Opinión | ARENAS MOVEDIZAS

Jorge Fauró

La valquiria rusa

La valquiria rusa

La valquiria rusa

La última novela de Javier Marías, la más que espléndida Tomás Nevinson (2021), plantea la moralidad del asesinato. ¿Es lícito desde el punto de vista de la ética y la justicia mandar al otro barrio a alguien del que existe la confirmación de que ha cometido hechos horribles o revela intenciones irrefutables de que tarde o temprano los llevará a cabo? ¿Está legitimado un Estado para decidir, sin que ningún orden constitucional así lo resuelva, sobre la vida de un asesino en serie o de un terrorista con decenas de delitos de sangre a sus espaldas?

Ambas preguntas, que la mayoría resolveríamos con un no rotundo, se complican si estrechamos el círculo alrededor de un genocida, de un tirano, de un dictador sanguinario capaz de alentar, autorizar y ejecutar matanzas indiscriminadas, pongamos una suerte de holocausto destinado a diezmar a una población por el hecho de haber nacido o residir en un determinado ámbito geográfico, o por razones de origen étnico o religioso. El descubrimiento de varios drones sobrevolando el Kremlin invita a pensar que o bien Rusia trata de aparentar que agentes externos sopesan la posibilidad de acabar con Vladimir Putin, o que las acusaciones rusas de que tras el incidente se hallan EEUU o el ejército que comanda Zelenski, corroboran que alguien (tan difuso y tan etéreo ese alguien) está lanzando el aviso.

La moralidad del asesinato a cuya reflexión invitaba Javier Marías plantea un doble debate. Como demócratas no podemos aceptar que ningún ciudadano pague con su vida la comisión de unos hechos que han causado un valor insondable. Sin embargo, estamos seguros, como en el caso de Putin y de tantos otros gobernantes del mismo pelaje, de que su permanencia en el poder va a seguir causando un dolor irreparable, la muerte de hombres, mujeres y niños inocentes, en absoluto responsables de un conflicto entre Estados, ajenos a las ansias de expansión de un autócrata que está dispuesto a acabar con miles de vidas con tal de lograr la hegemonía sobre un territorio y el sometimiento de una nación soberana.
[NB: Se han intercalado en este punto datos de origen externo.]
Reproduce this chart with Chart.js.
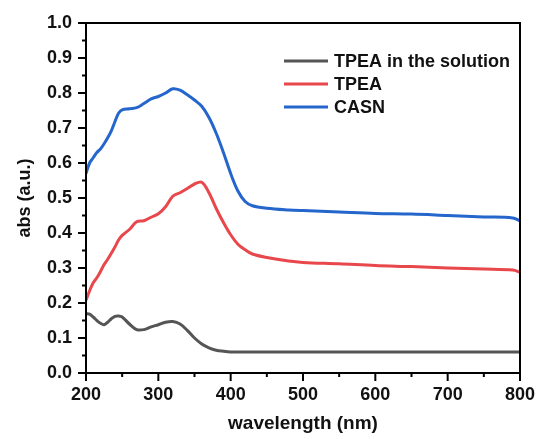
<!DOCTYPE html>
<html>
<head>
<meta charset="utf-8">
<script src="https://cdn.jsdelivr.net/npm/chart.js@4/dist/chart.umd.min.js"></script>
<style>
  body { margin: 0; background: #fff; }
  canvas { display: block; }
</style>
</head>
<body>
<canvas id="myChart" width="542" height="439"></canvas>
<script>
const wavelength = [200, 205, 210, 215, 220, 225, 230, 235, 240, 245, 250, 260, 270, 280, 290, 300, 310, 320, 330, 340, 350, 360, 370, 380, 390, 400, 410, 420, 430, 450, 480, 500, 550, 600, 650, 700, 750, 790, 800];

const tpeaSolution = [0.170, 0.168, 0.160, 0.150, 0.142, 0.138, 0.145, 0.155, 0.162, 0.163, 0.160, 0.140, 0.124, 0.124, 0.132, 0.138, 0.145, 0.147, 0.140, 0.122, 0.100, 0.083, 0.072, 0.065, 0.062, 0.060, 0.060, 0.060, 0.060, 0.060, 0.060, 0.060, 0.060, 0.060, 0.060, 0.060, 0.060, 0.060, 0.060];

const tpea = [0.208, 0.235, 0.258, 0.272, 0.290, 0.310, 0.325, 0.342, 0.360, 0.380, 0.393, 0.410, 0.432, 0.435, 0.445, 0.455, 0.475, 0.505, 0.515, 0.527, 0.540, 0.545, 0.515, 0.470, 0.430, 0.395, 0.368, 0.352, 0.340, 0.330, 0.320, 0.316, 0.312, 0.307, 0.304, 0.300, 0.297, 0.294, 0.288];

const casn = [0.570, 0.600, 0.615, 0.630, 0.640, 0.655, 0.672, 0.692, 0.718, 0.742, 0.752, 0.755, 0.758, 0.770, 0.783, 0.790, 0.800, 0.812, 0.808, 0.795, 0.780, 0.762, 0.730, 0.685, 0.630, 0.570, 0.520, 0.490, 0.478, 0.471, 0.466, 0.464, 0.460, 0.456, 0.454, 0.450, 0.446, 0.443, 0.435];

const seriesNames = ["TPEA in the solution", "TPEA", "CASN"];
const seriesColors = ["#555555", "#e8474b", "#2566cc"];

const xMajor = [200, 300, 400, 500, 600, 700, 800];
const xMinor = [250, 350, 450, 550, 650, 750];
const yMajor = [0, 0.1, 0.2, 0.3, 0.4, 0.5, 0.6, 0.7, 0.8, 0.9, 1.0];
const yMinor = [0.05, 0.15, 0.25, 0.35, 0.45, 0.55, 0.65, 0.75, 0.85, 0.95];

const FONT = "'Liberation Sans', Arial, sans-serif";

// frame, outward ticks and the legend box in the top right
const framePlugin = {
  id: "frame",
  afterDraw: chart => {
    const ctx = chart.ctx;
    const area = chart.chartArea;
    const xs = chart.scales.x;
    const ys = chart.scales.y;
    ctx.save();
    ctx.strokeStyle = "#000";
    ctx.lineWidth = 2;
    ctx.strokeRect(area.left, area.top, area.right - area.left, area.bottom - area.top);

    const tick = (x1, y1, x2, y2) => {
      ctx.beginPath();
      ctx.moveTo(x1, y1);
      ctx.lineTo(x2, y2);
      ctx.stroke();
    };
    xMajor.forEach(v => { const p = xs.getPixelForValue(v); tick(p, area.bottom, p, area.bottom + 8); });
    xMinor.forEach(v => { const p = xs.getPixelForValue(v); tick(p, area.bottom, p, area.bottom + 4); });
    yMajor.forEach(v => { const p = ys.getPixelForValue(v); tick(area.left, p, area.left - 8, p); });
    yMinor.forEach(v => { const p = ys.getPixelForValue(v); tick(area.left, p, area.left - 4, p); });

    // legend
    const lx = area.right - 236;
    const ly = area.top + 38;
    ctx.font = "bold 18px " + FONT;
    ctx.textBaseline = "middle";
    ctx.textAlign = "left";
    ctx.lineWidth = 3;
    chart.data.datasets.forEach((ds, i) => {
      const y = ly + i * 23;
      ctx.strokeStyle = ds.borderColor;
      tick(lx, y, lx + 44, y);
      ctx.fillStyle = "#111";
      ctx.fillText(ds.label, lx + 50, y + 1);
    });
    ctx.restore();
  }
};

document.addEventListener("DOMContentLoaded", () => {
  const ctx = document.getElementById("myChart").getContext("2d");

  const datasets = [tpeaSolution, tpea, casn].map((vals, i) => ({
    label: seriesNames[i],
    data: wavelength.map((w, j) => ({ x: w, y: vals[j] })),
    borderColor: seriesColors[i],
    backgroundColor: seriesColors[i],
    borderWidth: 3,
    pointRadius: 0,
    tension: 0.35,
    fill: false
  }));

  new Chart(ctx, {
    type: "line",
    data: { datasets: datasets },
    options: {
      responsive: false,
      animation: false,
      layout: { padding: { left: 10, top: 23, right: 22, bottom: 0 } },
      plugins: {
        legend: { display: false },
        tooltip: { enabled: false }
      },
      scales: {
        x: {
          type: "linear",
          min: 200,
          max: 800,
          afterFit: s => {
            s.height = 66;
            s.paddingLeft = 0;
            s.paddingRight = 0;
          },
          afterBuildTicks: s => { s.ticks = xMajor.map(v => ({ value: v })); },
          grid: { display: true, drawOnChartArea: false, drawTicks: false },
          border: { display: false },
          ticks: {
            padding: 11,
            color: "#111",
            font: { family: FONT, size: 18, weight: "bold" },
            callback: v => String(v)
          },
          title: {
            display: true,
            text: "wavelength (nm)",
            color: "#111",
            padding: { top: 6 },
            font: { family: FONT, size: 19, weight: "bold" }
          }
        },
        y: {
          min: 0,
          max: 1,
          afterFit: s => {
            s.width = 76;
            s.paddingTop = 0;
            s.paddingBottom = 0;
          },
          afterBuildTicks: s => { s.ticks = yMajor.map(v => ({ value: v })); },
          grid: { display: true, drawOnChartArea: false, drawTicks: false },
          border: { display: false },
          ticks: {
            padding: 14,
            color: "#111",
            font: { family: FONT, size: 18, weight: "bold" },
            callback: v => Number(v).toFixed(1)
          },
          title: {
            display: true,
            text: "abs (a.u.)",
            color: "#111",
            padding: { bottom: 6 },
            font: { family: FONT, size: 18, weight: "bold" }
          }
        }
      }
    },
    plugins: [framePlugin]
  });
});
</script>
</body>
</html>
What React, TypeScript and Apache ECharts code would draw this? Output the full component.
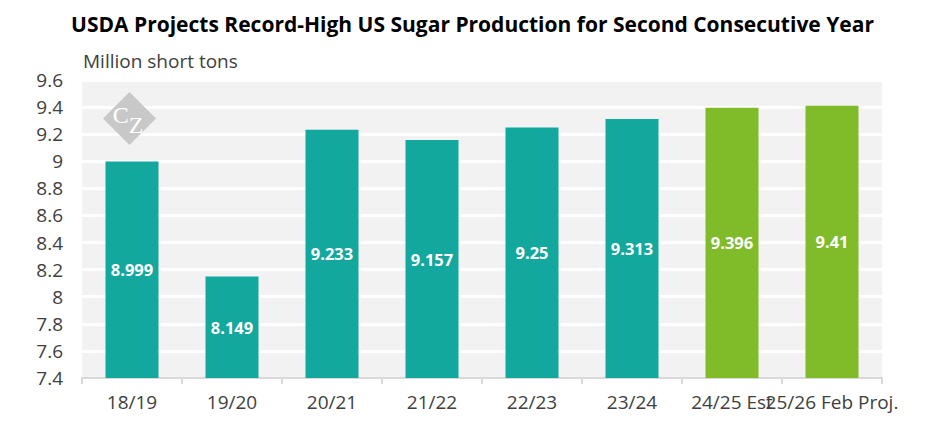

Es revelador que el asunto de los drones que sobrevolaron la Plaza Roja no haya propiciado mayor murmullo internacional, más allá de las acusaciones de unos contra otros, como si lo aconsejable fuera no agitar el avispero. Nada es desdeñable cuando se trata de los peligros que representa un jefe de Estado del perfil de Putin, del que no solo sabemos que inició el conflicto de Ucrania, sino que también estamos convencidos de que no va a arredrarse en su campaña contra la población del país invadido, lo que incluye bombardeos sobre grandes ciudades, violaciones en masa, destrucción, éxodo de refugiados y el terror insoportable que debe de producir la proximidad de los soldados invasores.
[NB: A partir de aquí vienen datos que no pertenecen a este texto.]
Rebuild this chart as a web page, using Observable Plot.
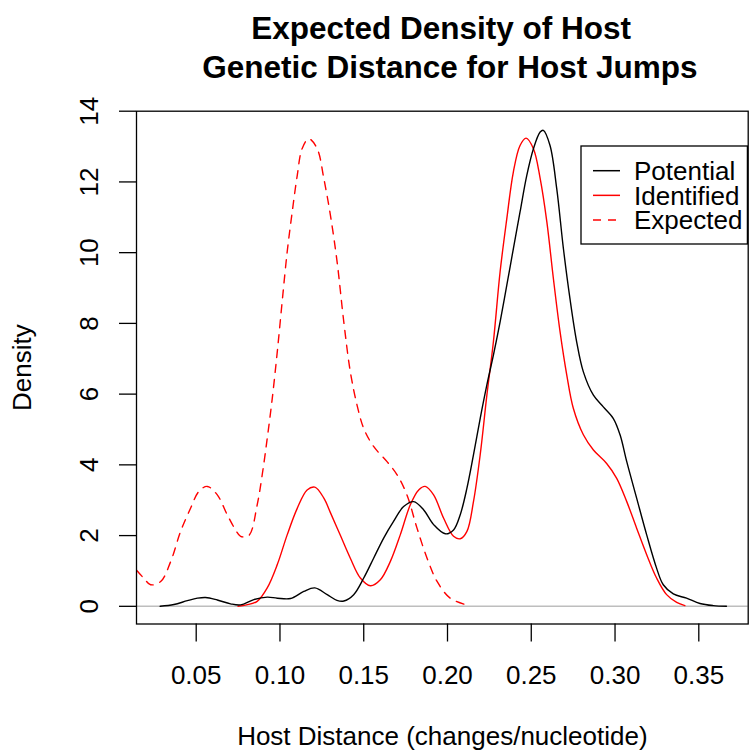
<!DOCTYPE html>
<html>
<head>
<meta charset="utf-8">
<script src="https://cdn.jsdelivr.net/npm/d3@7"></script>
<script src="https://cdn.jsdelivr.net/npm/@observablehq/plot@0.6"></script>
<style>
  html, body { margin: 0; padding: 0; background: #fff; }
  #wrap { position: relative; width: 749px; height: 752px; overflow: hidden; font-family: "Liberation Sans", Arial, sans-serif; }
  #title { position: relative; height: 90px; box-sizing: border-box; padding-top: 9px; margin-left: 136px; width: 619px;
           text-align: center; font-weight: bold; font-size: 31.5px; line-height: 39.3px; white-space: pre; color: #000; }
  #legend { position: absolute; left: 580px; top: 145px; }
</style>
</head>
<body>
<div id="wrap">
  <div id="title"></div>
  <div id="chart"></div>
  <div id="legend"></div>
</div>
<script>
const titleLines = ["Expected Density of Host ", " Genetic Distance for Host Jumps"];
const xLabel = "Host Distance (changes/nucleotide)";
const yLabel = "Density";
const xTicks = [0.05, 0.10, 0.15, 0.20, 0.25, 0.30, 0.35];
const yTicks = [0, 2, 4, 6, 8, 10, 12, 14];
const seriesNames = ["Potential", "Identified", "Expected"];

const potentialX = [0.0285,0.0367,0.0447,0.0507,0.0556,0.0626,0.0705,0.0765,0.0844,0.0924,0.0984,0.1063,0.1142,0.1208,0.1282,0.1340,0.1381,0.1440,0.1500,0.1559,0.1619,0.1678,0.1738,0.1798,0.1857,0.1917,0.1987,0.2036,0.2076,0.2116,0.2155,0.2195,0.2235,0.2274,0.2314,0.2354,0.2393,0.2433,0.2473,0.2513,0.2553,0.2572,0.2612,0.2652,0.2692,0.2731,0.2771,0.2811,0.2871,0.2930,0.2990,0.3030,0.3070,0.3129,0.3189,0.3248,0.3288,0.3348,0.3427,0.3507,0.3586,0.3665];
const potentialY = [0.00,0.05,0.16,0.23,0.25,0.18,0.07,0.04,0.19,0.26,0.23,0.22,0.42,0.52,0.33,0.17,0.15,0.33,0.80,1.36,1.93,2.40,2.82,2.96,2.73,2.31,2.05,2.16,2.59,3.34,4.28,5.31,6.26,7.10,8.04,9.08,10.11,11.15,12.18,12.94,13.41,13.46,13.03,11.81,10.11,8.70,7.48,6.63,5.97,5.64,5.31,4.85,4.09,3.06,2.02,1.08,0.61,0.35,0.23,0.08,0.02,0.00];

const identifiedX = [0.0750,0.0800,0.0864,0.0924,0.0984,0.1043,0.1103,0.1162,0.1208,0.1262,0.1301,0.1361,0.1420,0.1480,0.1540,0.1599,0.1659,0.1718,0.1778,0.1828,0.1867,0.1917,0.1977,0.2036,0.2076,0.2116,0.2155,0.2195,0.2235,0.2274,0.2314,0.2354,0.2393,0.2433,0.2469,0.2513,0.2553,0.2593,0.2632,0.2672,0.2712,0.2751,0.2811,0.2871,0.2950,0.3010,0.3070,0.3129,0.3189,0.3248,0.3308,0.3368,0.3417];
const identifiedY = [0.00,0.04,0.14,0.52,1.18,2.02,2.77,3.29,3.37,3.06,2.65,2.00,1.36,0.80,0.58,0.75,1.27,2.02,2.87,3.29,3.39,3.15,2.49,1.98,1.91,2.12,2.96,4.28,5.97,7.48,9.46,10.96,12.28,13.03,13.24,12.94,12.10,10.87,9.27,7.76,6.54,5.60,4.85,4.42,4.04,3.62,2.96,2.21,1.46,0.80,0.33,0.11,0.02];

const expectedX = [0.0144,0.0190,0.0228,0.0288,0.0348,0.0407,0.0467,0.0516,0.0566,0.0626,0.0685,0.0730,0.0765,0.0814,0.0864,0.0894,0.0924,0.0954,0.0984,0.1013,0.1043,0.1073,0.1103,0.1132,0.1172,0.1222,0.1262,0.1301,0.1341,0.1381,0.1420,0.1460,0.1500,0.1559,0.1639,0.1699,0.1758,0.1818,0.1878,0.1937,0.2016,0.2106];
const expectedY = [1.02,0.78,0.61,0.70,1.27,2.12,2.78,3.25,3.39,3.15,2.59,2.20,1.98,2.00,2.87,3.72,4.75,5.88,7.20,8.61,10.02,11.15,12.18,12.94,13.22,12.94,12.09,11.06,9.74,8.04,6.63,5.69,5.03,4.52,4.09,3.72,3.15,2.21,1.36,0.71,0.23,0.05];

const toRows = (xs, ys) => xs.map((x, i) => ({x, y: ys[i]}));
const potential = toRows(potentialX, potentialY);
const identified = toRows(identifiedX, identifiedY);
const expected = toRows(expectedX, expectedY);

document.getElementById("title").textContent = titleLines.join("\n");

const W = 749, H = 662;
const chart = Plot.plot({
  width: W, height: H,
  marginTop: 20.7, marginBottom: 128.5, marginLeft: 136, marginRight: 1.3,
  style: {fontFamily: "'Liberation Sans', Arial, sans-serif", fontSize: "26px", background: "white", color: "#000"},
  x: {domain: [0.01436, 0.37949]},
  y: {domain: [-0.5, 14]},
  marks: [
    Plot.ruleY([0], {stroke: "#bebebe", strokeWidth: 1.5}),
    Plot.line(expected, {x: "x", y: "y", stroke: "#ff0000", strokeWidth: 1.4, strokeDasharray: "8,7", curve: "catmull-rom", clip: true}),
    Plot.line(identified, {x: "x", y: "y", stroke: "#ff0000", strokeWidth: 1.4, curve: "catmull-rom", clip: true}),
    Plot.line(potential, {x: "x", y: "y", stroke: "#000000", strokeWidth: 1.4, curve: "catmull-rom", clip: true}),
    Plot.frame({stroke: "#000", strokeWidth: 1.3}),
    Plot.axisX({ticks: xTicks, tickFormat: d => d.toFixed(2), tickSize: 18, tickPadding: 24, label: null, stroke: "#000", strokeWidth: 1.3}),
    Plot.axisY({ticks: yTicks, tickFormat: d => String(d), tickSize: 17, tickPadding: 22, tickRotate: -90, label: null, stroke: "#000", strokeWidth: 1.3}),
    Plot.text([xLabel], {frameAnchor: "bottom", dy: 121, lineAnchor: "bottom", text: d => d, fill: "#000"}),
    Plot.text([yLabel], {frameAnchor: "left", dx: -106, rotate: -90, lineAnchor: "bottom", textAnchor: "middle", text: d => d, fill: "#000"})
  ]
});
document.getElementById("chart").appendChild(chart);

// legend (inside plot area, top-right as in the reference)
const styles = [
  {stroke: "#000000", dash: null},
  {stroke: "#ff0000", dash: null},
  {stroke: "#ff0000", dash: "8,7"}
];
const lw = 168, lh = 100;
const ns = "http://www.w3.org/2000/svg";
const lg = document.createElementNS(ns, "svg");
lg.setAttribute("width", lw); lg.setAttribute("height", lh);
lg.setAttribute("font-family", "'Liberation Sans', Arial, sans-serif");
lg.setAttribute("font-size", "26");
const box = document.createElementNS(ns, "rect");
box.setAttribute("x", 1); box.setAttribute("y", 1); box.setAttribute("width", lw - 1.6); box.setAttribute("height", lh - 2);
box.setAttribute("fill", "white"); box.setAttribute("stroke", "#000"); box.setAttribute("stroke-width", 1.3);
lg.appendChild(box);
seriesNames.forEach((name, i) => {
  const cy = 25.7 + i * 24.65;
  const ln = document.createElementNS(ns, "line");
  ln.setAttribute("x1", 13); ln.setAttribute("x2", 40);
  ln.setAttribute("y1", cy); ln.setAttribute("y2", cy);
  ln.setAttribute("stroke", styles[i].stroke); ln.setAttribute("stroke-width", 1.5);
  if (styles[i].dash) ln.setAttribute("stroke-dasharray", styles[i].dash);
  lg.appendChild(ln);
  const tx = document.createElementNS(ns, "text");
  tx.setAttribute("x", 54); tx.setAttribute("y", cy + 9.3);
  tx.setAttribute("fill", "#000");
  tx.textContent = name;
  lg.appendChild(tx);
});
document.getElementById("legend").appendChild(lg);
</script>
</body>
</html>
Siempre con posterioridad a la comisión de la barbarie, la Historia acostumbra a lamentar que no culminaran con éxito las tentativas de magnicidio contra un genocida. Marías lo expone con magisterio a partir de los intentos –algunos ficcionados y otros basados en hechos reales– de acabar con la vida de Adolf Hitler (hasta en 42 ocasiones trataron de matarlo sin éxito). Se cuenta la frustración de Friedrich Reck-Malleczewen, autor del Diario de un desesperado, que pudo asesinar al tirano en 1932 en la Osteria Bavaria. No lo hizo y acabó en Dachau. Más cerca anduvo Johann George Essler el 8 de noviembre de 1939. Preparó con minuciosidad la explosión de un artefacto en la Bürgerbräukeller de Münich a la hora en que Hitler debía intervenir ante miembros del partido, pero adelantó 13 minutos su discurso y la bomba estalló más tarde. Murieron siete personas, ninguna de ellas de nombre Adolf Hitler. Más cerca anduvo el coronel Claus von Stauffenberg en la operación Valquiria de julio de 1944. El cambio a última hora de la disposición de los maletines bomba que debían matar al Führer en la Guarida del Lobo permitió que saliera con vida de la intentona. No deja de ser paradójico que el grupo de mercenarios más temido de Rusia lleve el nombre de Wagner.

¿Sería moralmente justificable atentar contra la vida de Putin para tratar de parar la barbarie de Ucrania o los posibles conflictos que se deriven de ésta? «Se ve que matar no es tan extremo ni tan difícil e injusto si se sabe a quién», sentencia el narrador de Tomás Nevinson, una frase de novela que pertenece al mundo de la ficción y emana de la imaginación de un escritor. Pero geopolítica y literatura no van siempre de la mano.